▸ **GIVEN TASK**:
Your task is to repeat the lines below exactly, excluding any pictures they contain.
— Start STORED DATA —
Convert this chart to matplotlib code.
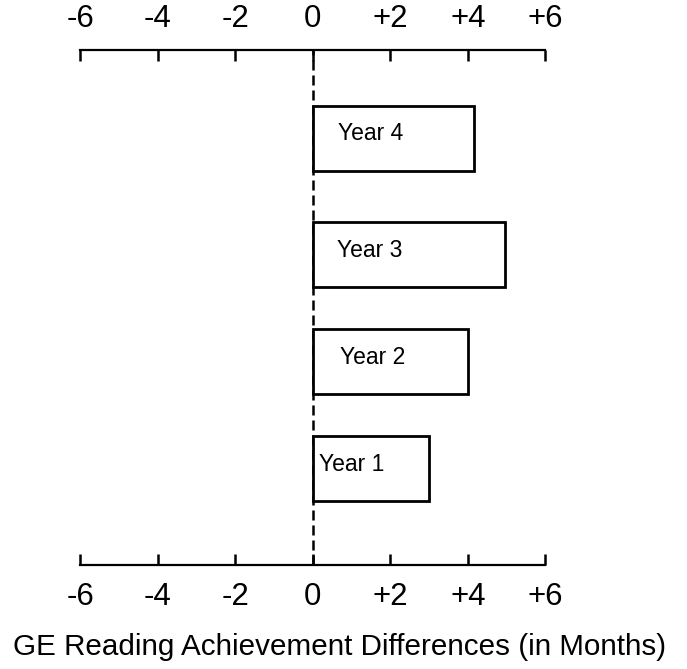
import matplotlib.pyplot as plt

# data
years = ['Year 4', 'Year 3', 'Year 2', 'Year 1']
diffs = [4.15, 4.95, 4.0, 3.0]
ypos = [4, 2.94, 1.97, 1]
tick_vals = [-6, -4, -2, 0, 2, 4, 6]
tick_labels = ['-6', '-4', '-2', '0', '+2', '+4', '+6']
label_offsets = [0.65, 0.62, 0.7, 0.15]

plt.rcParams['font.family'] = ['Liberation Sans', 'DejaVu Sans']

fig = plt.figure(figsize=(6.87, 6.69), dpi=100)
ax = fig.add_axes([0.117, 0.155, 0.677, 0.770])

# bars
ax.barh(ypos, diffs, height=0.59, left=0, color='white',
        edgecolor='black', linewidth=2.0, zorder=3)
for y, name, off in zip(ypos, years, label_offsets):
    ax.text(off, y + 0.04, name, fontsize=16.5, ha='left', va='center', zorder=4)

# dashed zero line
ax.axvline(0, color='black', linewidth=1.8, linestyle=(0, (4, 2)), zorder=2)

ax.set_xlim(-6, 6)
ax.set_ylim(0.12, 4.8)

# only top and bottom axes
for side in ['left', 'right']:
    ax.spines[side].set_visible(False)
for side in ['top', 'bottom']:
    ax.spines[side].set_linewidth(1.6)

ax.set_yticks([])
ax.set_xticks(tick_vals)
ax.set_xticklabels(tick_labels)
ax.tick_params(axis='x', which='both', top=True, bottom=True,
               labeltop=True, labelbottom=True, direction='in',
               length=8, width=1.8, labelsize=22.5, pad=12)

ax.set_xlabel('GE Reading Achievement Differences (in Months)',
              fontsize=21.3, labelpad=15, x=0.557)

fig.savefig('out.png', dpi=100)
— End STORED DATA —
▸ **ANSWER FOR THIS EXERCISE**:
Convert this chart to matplotlib code.
import matplotlib.pyplot as plt

# data
years = ['Year 4', 'Year 3', 'Year 2', 'Year 1']
diffs = [4.15, 4.95, 4.0, 3.0]
ypos = [4, 2.94, 1.97, 1]
tick_vals = [-6, -4, -2, 0, 2, 4, 6]
tick_labels = ['-6', '-4', '-2', '0', '+2', '+4', '+6']
label_offsets = [0.65, 0.62, 0.7, 0.15]

plt.rcParams['font.family'] = ['Liberation Sans', 'DejaVu Sans']

fig = plt.figure(figsize=(6.87, 6.69), dpi=100)
ax = fig.add_axes([0.117, 0.155, 0.677, 0.770])

# bars
ax.barh(ypos, diffs, height=0.59, left=0, color='white',
        edgecolor='black', linewidth=2.0, zorder=3)
for y, name, off in zip(ypos, years, label_offsets):
    ax.text(off, y + 0.04, name, fontsize=16.5, ha='left', va='center', zorder=4)

# dashed zero line
ax.axvline(0, color='black', linewidth=1.8, linestyle=(0, (4, 2)), zorder=2)

ax.set_xlim(-6, 6)
ax.set_ylim(0.12, 4.8)

# only top and bottom axes
for side in ['left', 'right']:
    ax.spines[side].set_visible(False)
for side in ['top', 'bottom']:
    ax.spines[side].set_linewidth(1.6)

ax.set_yticks([])
ax.set_xticks(tick_vals)
ax.set_xticklabels(tick_labels)
ax.tick_params(axis='x', which='both', top=True, bottom=True,
               labeltop=True, labelbottom=True, direction='in',
               length=8, width=1.8, labelsize=22.5, pad=12)

ax.set_xlabel('GE Reading Achievement Differences (in Months)',
              fontsize=21.3, labelpad=15, x=0.557)

fig.savefig('out.png', dpi=100)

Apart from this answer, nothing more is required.